My first objective was to generate all possible positions (start and end) for hgnc_symbol, using for that purpose "start_position" and "end_position" attributes. Till that step, no problem:
# define which mart to use
human_ensembl <- biomaRt::useEnsembl(biomart = "genes", dataset = "hsapiens_gene_ensembl")
# generate all possible attributes with pattern "start_position"
biomaRt::searchAttributes(human_ensembl, pattern = "start_position")
name description page
10 start_position Gene start (bp) feature_page
210 start_position Gene start (bp) structure
250 start_position Gene start (bp) homologs
2929 start_position Gene start (bp) snp
2973 start_position Gene start (bp) snp_somatic
3018 start_position Gene start (bp) sequences
# generate all possible attributes with pattern "hgnc_symbol"

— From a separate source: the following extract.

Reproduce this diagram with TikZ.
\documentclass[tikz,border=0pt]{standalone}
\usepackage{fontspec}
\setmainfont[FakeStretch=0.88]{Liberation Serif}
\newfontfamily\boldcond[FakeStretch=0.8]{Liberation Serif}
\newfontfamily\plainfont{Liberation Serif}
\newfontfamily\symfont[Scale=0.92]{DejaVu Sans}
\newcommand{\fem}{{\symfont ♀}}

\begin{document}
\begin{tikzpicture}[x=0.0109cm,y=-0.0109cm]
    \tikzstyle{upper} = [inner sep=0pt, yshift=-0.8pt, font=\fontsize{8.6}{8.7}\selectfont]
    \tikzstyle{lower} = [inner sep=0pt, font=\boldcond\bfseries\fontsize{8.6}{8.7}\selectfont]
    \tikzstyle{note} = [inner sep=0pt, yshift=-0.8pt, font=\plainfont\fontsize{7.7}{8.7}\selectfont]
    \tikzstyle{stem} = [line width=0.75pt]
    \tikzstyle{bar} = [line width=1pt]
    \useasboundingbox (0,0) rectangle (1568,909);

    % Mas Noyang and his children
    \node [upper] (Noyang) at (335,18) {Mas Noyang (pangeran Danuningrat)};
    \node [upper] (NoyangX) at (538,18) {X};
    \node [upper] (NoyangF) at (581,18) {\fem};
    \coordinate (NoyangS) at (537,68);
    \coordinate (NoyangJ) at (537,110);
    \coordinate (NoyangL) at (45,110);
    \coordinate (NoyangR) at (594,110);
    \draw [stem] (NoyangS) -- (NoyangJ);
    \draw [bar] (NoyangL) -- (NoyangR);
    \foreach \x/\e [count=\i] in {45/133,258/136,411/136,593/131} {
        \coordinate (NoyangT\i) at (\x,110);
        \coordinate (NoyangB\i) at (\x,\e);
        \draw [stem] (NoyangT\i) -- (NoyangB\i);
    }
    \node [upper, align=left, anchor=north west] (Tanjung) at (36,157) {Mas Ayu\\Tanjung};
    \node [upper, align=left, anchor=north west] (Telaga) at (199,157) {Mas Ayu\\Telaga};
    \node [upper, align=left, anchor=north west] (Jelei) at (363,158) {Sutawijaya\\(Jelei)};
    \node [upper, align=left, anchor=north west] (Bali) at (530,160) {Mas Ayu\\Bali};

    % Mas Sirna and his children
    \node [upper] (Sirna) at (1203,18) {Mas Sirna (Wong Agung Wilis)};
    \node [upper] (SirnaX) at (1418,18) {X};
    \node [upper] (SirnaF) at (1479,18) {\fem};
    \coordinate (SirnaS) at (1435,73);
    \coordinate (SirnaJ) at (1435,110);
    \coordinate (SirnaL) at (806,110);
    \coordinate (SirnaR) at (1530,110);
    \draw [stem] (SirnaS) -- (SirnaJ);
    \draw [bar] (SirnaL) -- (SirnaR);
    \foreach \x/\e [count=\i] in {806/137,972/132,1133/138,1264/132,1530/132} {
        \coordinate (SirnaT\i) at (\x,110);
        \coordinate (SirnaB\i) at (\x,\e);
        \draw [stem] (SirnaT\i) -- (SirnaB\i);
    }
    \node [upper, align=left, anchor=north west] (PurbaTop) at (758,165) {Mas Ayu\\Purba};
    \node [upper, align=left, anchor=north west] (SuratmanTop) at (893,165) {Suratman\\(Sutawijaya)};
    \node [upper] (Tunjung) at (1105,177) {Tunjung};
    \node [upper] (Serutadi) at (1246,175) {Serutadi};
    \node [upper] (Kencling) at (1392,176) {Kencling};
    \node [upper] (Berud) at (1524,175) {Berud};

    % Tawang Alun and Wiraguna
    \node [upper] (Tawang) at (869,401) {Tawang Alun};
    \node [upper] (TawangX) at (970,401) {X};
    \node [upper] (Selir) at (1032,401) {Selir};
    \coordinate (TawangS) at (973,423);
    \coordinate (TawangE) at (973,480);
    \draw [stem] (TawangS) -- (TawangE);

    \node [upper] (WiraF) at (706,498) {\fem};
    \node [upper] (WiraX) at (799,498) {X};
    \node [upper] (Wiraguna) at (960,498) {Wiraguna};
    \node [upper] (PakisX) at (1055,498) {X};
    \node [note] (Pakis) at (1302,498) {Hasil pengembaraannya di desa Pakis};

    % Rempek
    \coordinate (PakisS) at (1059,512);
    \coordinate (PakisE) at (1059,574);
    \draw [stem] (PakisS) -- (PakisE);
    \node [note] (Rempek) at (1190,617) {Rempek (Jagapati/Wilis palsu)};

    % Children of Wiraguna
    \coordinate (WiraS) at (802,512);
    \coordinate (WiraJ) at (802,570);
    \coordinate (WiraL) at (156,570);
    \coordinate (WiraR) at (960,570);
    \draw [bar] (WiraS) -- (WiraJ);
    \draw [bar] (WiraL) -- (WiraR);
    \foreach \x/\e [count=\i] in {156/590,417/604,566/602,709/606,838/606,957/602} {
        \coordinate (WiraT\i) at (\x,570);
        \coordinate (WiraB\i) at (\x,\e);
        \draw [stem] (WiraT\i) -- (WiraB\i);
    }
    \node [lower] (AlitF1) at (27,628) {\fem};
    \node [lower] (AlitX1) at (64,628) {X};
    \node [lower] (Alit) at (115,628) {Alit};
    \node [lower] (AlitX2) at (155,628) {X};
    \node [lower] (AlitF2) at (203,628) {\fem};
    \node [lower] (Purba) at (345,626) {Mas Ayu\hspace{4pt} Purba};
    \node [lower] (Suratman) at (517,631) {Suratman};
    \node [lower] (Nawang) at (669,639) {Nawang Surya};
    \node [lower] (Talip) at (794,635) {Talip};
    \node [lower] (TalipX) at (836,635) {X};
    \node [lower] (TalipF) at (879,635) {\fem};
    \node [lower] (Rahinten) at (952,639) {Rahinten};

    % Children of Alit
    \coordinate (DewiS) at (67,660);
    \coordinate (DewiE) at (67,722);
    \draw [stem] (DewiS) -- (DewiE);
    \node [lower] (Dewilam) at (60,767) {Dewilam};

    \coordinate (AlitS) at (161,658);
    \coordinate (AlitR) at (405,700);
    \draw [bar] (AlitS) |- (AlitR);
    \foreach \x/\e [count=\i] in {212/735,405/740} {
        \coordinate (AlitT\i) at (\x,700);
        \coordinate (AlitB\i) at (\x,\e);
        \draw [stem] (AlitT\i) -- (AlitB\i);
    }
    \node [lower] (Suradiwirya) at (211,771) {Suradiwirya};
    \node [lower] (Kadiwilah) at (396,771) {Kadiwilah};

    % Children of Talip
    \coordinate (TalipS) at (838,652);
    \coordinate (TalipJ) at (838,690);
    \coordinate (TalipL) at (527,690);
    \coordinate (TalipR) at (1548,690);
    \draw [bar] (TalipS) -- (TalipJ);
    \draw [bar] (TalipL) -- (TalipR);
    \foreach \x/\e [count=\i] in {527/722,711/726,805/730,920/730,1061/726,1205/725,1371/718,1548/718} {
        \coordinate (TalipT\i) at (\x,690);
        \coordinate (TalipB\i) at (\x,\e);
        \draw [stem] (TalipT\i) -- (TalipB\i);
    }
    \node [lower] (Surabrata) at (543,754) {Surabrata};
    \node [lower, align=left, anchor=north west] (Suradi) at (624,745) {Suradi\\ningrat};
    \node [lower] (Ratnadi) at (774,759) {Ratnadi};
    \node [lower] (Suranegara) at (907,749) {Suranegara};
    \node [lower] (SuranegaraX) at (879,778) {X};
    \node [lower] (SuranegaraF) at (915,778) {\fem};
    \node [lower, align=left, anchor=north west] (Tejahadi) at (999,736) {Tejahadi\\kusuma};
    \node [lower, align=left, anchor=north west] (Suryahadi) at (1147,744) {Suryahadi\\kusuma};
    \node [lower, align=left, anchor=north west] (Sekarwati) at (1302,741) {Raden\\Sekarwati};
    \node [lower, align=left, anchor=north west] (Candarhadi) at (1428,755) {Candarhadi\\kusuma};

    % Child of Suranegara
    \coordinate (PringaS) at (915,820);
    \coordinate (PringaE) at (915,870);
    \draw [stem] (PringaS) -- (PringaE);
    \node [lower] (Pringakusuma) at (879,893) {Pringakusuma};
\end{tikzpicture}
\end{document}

biomaRt::searchAttributes(human_ensembl, pattern = "hgnc_symbol")
name description page
62 hgnc_symbol HGNC symbol feature_page
# check with two genes if we can retrieve both information
gene_positions <- biomaRt::getBM(attributes= c("start_position", "end_position", "hgnc_symbol"), filters=c("hgnc_symbol"), values = c("ABCF1", "ABO"), mart=human_ensembl)
head(gene_positions)
start_position end_position hgnc_symbol
1 30649829 30675633 ABCF1
2 30563598 30589402 ABCF1
First question is how is chosen attribute "start_position" in that case, as it matches exactly six inputs in reference attribute database?
Second objective was then to retrieve all cdna positions (as I suppose it lists all possible mature transcripts):
# generate all possible attributes with pattern "cdna_coding_start"

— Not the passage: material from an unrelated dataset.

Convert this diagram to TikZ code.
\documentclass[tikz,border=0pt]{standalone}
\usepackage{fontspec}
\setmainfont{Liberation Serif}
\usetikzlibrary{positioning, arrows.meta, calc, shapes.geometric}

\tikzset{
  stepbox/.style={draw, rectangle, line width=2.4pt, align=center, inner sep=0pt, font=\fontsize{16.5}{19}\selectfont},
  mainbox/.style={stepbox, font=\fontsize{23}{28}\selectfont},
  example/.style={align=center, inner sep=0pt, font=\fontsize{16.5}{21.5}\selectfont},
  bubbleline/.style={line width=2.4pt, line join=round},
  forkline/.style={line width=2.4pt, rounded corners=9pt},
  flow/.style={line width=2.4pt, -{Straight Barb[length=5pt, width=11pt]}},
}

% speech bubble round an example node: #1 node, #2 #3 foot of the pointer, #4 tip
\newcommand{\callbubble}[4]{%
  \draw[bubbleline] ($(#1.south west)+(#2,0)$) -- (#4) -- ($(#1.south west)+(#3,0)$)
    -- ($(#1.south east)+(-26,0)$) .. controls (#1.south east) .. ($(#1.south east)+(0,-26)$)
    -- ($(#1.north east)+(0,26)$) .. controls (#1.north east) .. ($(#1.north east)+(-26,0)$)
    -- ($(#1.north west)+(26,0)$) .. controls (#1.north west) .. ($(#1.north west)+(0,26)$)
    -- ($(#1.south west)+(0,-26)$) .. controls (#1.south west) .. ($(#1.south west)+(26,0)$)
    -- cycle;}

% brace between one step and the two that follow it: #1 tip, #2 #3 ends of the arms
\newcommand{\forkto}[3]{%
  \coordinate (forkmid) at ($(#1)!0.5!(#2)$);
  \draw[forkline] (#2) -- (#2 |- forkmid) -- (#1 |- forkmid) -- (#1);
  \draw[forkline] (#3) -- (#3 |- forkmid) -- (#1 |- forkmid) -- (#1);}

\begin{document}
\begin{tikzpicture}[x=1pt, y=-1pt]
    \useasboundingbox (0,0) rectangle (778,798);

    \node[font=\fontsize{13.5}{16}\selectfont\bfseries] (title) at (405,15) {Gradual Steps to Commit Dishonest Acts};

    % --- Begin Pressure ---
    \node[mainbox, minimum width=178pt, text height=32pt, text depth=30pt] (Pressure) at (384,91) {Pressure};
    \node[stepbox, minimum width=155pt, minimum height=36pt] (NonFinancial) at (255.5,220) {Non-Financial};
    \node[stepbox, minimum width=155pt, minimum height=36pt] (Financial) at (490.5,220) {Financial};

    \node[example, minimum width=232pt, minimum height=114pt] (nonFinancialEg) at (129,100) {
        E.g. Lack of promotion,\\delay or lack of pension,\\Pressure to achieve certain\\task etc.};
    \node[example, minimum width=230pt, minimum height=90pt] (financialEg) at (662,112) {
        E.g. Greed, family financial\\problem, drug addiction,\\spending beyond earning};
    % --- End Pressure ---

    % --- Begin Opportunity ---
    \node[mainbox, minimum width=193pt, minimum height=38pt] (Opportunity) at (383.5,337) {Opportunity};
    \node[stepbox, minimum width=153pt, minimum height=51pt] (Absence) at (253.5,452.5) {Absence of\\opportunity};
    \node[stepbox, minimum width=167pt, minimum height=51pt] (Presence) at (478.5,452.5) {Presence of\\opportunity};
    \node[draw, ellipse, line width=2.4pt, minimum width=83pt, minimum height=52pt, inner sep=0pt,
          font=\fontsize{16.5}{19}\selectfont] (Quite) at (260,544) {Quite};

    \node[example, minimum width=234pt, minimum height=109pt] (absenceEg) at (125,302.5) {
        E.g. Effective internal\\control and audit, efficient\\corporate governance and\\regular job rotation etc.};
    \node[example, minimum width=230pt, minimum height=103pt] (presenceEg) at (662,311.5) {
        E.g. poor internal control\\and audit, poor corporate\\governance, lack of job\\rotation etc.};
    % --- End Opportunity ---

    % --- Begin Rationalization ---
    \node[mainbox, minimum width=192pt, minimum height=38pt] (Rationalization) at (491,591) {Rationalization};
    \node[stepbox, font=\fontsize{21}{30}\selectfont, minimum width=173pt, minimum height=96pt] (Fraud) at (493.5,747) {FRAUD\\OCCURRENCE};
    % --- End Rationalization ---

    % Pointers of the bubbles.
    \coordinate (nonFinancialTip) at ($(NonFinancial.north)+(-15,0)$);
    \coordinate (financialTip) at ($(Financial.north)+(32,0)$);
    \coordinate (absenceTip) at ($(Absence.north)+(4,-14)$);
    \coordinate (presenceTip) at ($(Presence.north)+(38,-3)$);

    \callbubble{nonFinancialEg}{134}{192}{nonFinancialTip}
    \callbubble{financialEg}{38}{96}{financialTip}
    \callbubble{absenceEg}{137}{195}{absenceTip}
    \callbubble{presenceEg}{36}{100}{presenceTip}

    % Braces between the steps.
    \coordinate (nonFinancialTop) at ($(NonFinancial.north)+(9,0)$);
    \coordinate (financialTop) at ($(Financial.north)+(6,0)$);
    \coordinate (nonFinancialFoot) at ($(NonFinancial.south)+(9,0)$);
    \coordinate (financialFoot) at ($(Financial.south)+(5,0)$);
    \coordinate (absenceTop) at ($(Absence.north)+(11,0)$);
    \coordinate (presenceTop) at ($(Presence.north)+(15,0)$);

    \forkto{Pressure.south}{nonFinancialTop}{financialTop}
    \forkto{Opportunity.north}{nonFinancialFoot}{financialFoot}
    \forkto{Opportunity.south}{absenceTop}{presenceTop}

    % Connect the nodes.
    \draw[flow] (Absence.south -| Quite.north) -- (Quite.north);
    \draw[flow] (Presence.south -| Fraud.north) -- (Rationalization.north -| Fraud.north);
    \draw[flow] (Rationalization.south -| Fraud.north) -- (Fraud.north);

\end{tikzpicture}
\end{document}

biomaRt::searchAttributes(human_ensembl, pattern = "cdna_coding_start")
name description page
233 cdna_coding_start cDNA coding start structure
3025 cdna_coding_start CDS start (within cDNA) sequences
3053 cdna_coding_start cDNA coding start sequences
# check with two genes if we can retrieve both information
transcript_positions <- biomaRt::getBM(attributes= c("cdna_coding_start", "hgnc_symbol"), filters=c("hgnc_symbol"), values = c("ABCF1", "ABO"), mart=human_ensembl)
Error in .processResults(postRes, mart = mart, sep = sep, fullXmlQuery = fullXmlQuery, :
Query ERROR: caught BioMart::Exception::Usage: Attributes from multiple attribute pages are not allowed
This time, it doesn't work. Attributes come from different pages, however, you can perform searches with "hgnc_id" and "cdna", wherease they also come from several pages. So what is the true reason I can't perform such requests? And how can I get all cdna_start_position for a given hgnc_symbol?

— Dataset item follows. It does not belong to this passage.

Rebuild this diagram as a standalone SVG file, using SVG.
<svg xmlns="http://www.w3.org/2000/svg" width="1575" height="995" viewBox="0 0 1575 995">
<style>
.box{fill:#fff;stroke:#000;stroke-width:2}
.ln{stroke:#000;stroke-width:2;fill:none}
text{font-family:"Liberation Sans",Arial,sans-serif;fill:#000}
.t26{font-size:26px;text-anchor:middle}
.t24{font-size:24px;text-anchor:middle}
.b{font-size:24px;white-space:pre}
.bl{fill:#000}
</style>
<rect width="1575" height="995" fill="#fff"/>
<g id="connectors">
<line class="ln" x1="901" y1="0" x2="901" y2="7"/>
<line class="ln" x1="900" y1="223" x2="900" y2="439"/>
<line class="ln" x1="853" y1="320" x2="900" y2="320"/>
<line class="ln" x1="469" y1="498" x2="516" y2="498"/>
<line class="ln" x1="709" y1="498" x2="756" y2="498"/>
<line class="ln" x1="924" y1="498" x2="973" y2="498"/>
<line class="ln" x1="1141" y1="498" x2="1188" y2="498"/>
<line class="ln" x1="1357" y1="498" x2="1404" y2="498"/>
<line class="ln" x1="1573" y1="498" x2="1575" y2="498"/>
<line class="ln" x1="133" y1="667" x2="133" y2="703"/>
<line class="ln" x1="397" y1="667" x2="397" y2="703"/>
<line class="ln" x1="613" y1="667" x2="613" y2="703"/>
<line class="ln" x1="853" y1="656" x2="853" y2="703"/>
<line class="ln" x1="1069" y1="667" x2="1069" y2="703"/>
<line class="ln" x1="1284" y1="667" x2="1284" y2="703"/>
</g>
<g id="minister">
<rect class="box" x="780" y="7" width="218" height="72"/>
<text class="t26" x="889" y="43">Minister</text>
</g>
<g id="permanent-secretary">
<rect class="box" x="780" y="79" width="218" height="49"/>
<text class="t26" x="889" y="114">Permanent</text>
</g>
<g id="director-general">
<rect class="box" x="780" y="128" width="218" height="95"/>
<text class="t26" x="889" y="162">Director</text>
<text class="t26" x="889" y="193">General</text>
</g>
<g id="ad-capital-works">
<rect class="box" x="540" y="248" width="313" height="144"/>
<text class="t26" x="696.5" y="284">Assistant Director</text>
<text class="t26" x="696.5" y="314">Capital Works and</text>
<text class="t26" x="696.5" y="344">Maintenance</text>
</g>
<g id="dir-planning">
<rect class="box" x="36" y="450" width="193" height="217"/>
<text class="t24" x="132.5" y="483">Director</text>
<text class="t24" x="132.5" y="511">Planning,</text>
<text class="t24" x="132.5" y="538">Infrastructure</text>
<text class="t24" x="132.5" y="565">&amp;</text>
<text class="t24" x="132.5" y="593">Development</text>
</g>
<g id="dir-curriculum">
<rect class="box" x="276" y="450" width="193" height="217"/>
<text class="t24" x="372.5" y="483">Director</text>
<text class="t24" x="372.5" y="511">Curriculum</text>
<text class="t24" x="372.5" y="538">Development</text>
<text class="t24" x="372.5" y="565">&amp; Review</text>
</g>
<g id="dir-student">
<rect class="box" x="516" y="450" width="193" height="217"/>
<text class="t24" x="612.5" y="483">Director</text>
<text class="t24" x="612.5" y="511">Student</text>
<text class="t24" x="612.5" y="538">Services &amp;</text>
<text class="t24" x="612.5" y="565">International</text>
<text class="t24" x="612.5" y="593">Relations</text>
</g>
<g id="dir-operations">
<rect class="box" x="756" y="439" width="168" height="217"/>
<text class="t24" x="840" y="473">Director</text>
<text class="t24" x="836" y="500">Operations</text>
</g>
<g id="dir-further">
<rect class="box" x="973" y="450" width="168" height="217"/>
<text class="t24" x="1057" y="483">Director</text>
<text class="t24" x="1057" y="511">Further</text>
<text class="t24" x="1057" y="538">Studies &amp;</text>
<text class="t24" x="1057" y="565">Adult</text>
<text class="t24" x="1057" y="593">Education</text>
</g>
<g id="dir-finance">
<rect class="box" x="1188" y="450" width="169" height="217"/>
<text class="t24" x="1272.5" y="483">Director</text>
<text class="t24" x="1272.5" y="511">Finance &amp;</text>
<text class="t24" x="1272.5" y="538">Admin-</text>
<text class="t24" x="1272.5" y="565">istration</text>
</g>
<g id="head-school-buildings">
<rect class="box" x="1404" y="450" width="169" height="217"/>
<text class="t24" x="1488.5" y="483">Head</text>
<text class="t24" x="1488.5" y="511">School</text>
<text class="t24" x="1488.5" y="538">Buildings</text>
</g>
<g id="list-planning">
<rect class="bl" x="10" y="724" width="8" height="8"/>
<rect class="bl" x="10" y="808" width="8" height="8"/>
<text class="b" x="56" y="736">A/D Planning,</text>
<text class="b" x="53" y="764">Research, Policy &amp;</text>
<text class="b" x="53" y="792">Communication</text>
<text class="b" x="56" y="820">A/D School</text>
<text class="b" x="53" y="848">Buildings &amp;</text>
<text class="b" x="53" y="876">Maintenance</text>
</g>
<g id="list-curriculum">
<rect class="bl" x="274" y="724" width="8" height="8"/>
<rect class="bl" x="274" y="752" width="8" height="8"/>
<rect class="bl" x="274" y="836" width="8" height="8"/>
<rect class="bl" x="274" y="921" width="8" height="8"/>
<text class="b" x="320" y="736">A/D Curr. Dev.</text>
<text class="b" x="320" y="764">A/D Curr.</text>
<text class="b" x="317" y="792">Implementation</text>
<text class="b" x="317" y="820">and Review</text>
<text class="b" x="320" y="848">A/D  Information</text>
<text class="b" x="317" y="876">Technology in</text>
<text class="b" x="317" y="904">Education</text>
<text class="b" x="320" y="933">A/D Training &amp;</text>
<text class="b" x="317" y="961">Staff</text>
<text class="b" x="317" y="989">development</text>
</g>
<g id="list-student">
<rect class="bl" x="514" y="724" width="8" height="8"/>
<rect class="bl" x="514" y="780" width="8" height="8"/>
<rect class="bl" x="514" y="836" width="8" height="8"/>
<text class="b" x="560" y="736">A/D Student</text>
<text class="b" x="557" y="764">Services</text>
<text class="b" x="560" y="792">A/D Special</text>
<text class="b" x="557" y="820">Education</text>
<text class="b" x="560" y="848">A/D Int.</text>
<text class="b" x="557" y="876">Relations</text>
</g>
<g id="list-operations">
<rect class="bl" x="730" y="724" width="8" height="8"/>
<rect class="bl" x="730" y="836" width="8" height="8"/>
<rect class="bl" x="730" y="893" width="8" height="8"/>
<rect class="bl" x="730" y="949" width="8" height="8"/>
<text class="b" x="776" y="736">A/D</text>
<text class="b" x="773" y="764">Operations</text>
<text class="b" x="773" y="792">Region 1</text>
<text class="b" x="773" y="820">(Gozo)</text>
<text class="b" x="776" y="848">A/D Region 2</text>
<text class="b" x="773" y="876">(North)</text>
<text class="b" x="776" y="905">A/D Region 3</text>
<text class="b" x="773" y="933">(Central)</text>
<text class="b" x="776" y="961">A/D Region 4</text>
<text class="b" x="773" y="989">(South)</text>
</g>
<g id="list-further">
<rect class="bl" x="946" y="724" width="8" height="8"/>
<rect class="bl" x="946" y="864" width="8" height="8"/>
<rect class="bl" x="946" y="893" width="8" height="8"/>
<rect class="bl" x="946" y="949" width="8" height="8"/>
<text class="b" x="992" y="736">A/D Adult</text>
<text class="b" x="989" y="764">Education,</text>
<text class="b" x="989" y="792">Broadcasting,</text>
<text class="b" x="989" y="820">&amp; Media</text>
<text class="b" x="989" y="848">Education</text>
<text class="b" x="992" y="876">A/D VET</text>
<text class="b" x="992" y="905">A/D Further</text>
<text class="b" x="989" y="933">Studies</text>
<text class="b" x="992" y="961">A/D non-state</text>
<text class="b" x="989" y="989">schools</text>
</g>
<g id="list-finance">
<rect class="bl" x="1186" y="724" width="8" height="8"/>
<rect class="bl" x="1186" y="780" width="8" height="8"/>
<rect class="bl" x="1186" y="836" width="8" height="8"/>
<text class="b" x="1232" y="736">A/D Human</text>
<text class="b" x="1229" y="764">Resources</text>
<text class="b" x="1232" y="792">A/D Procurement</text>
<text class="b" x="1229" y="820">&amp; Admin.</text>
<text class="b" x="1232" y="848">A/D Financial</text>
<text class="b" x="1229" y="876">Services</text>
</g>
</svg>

# generate all possible attributes with pattern "^cdna$"
biomaRt::searchAttributes(human_ensembl, pattern = "^cdna$")
name description page
3007 cdna cDNA sequences sequences
# check with two genes if we can retrieve both information
transcript_sequences <- biomaRt::getBM(attributes= c("cdna", "hgnc_symbol"), filters=c("hgnc_symbol"), values = c("ABCF1", "ABO"), mart=human_ensembl)
dim(transcript_sequences)
[1] 24 2
As you can note, cdna and hgnc_symbol come from different pages, without causing any issues in the request.
Sorry for long post, here's my session info:
sessionInfo()
R version 4.0.2 (2020-06-22)
Platform: x86_64-pc-linux-gnu (64-bit)
Running under: CentOS Linux 7 (Core)
Matrix products: default
BLAS: /softhpc/R/4.0.2/lib64/R/lib/libRblas.so
LAPACK: /softhpc/R/4.0.2/lib64/R/lib/libRlapack.so
locale:
[1] LC_CTYPE=en_US.UTF-8 LC_NUMERIC=C LC_TIME=en_US.UTF-8
[4] LC_COLLATE=en_US.UTF-8 LC_MONETARY=en_US.UTF-8 LC_MESSAGES=en_US.UTF-8
[7] LC_PAPER=en_US.UTF-8 LC_NAME=C LC_ADDRESS=C
[10] LC_TELEPHONE=C LC_MEASUREMENT=en_US.UTF-8 LC_IDENTIFICATION=C
attached base packages:
[1] stats graphics grDevices datasets utils methods base
other attached packages:
[1] bmkanalysis_1.0.1.9001 testthat_3.0.1
Thanks for your suggest, hoping one day that both nomenclature (HGNC and Ensembl) collaborate more, such that you can get at once all relevant information for a given gene.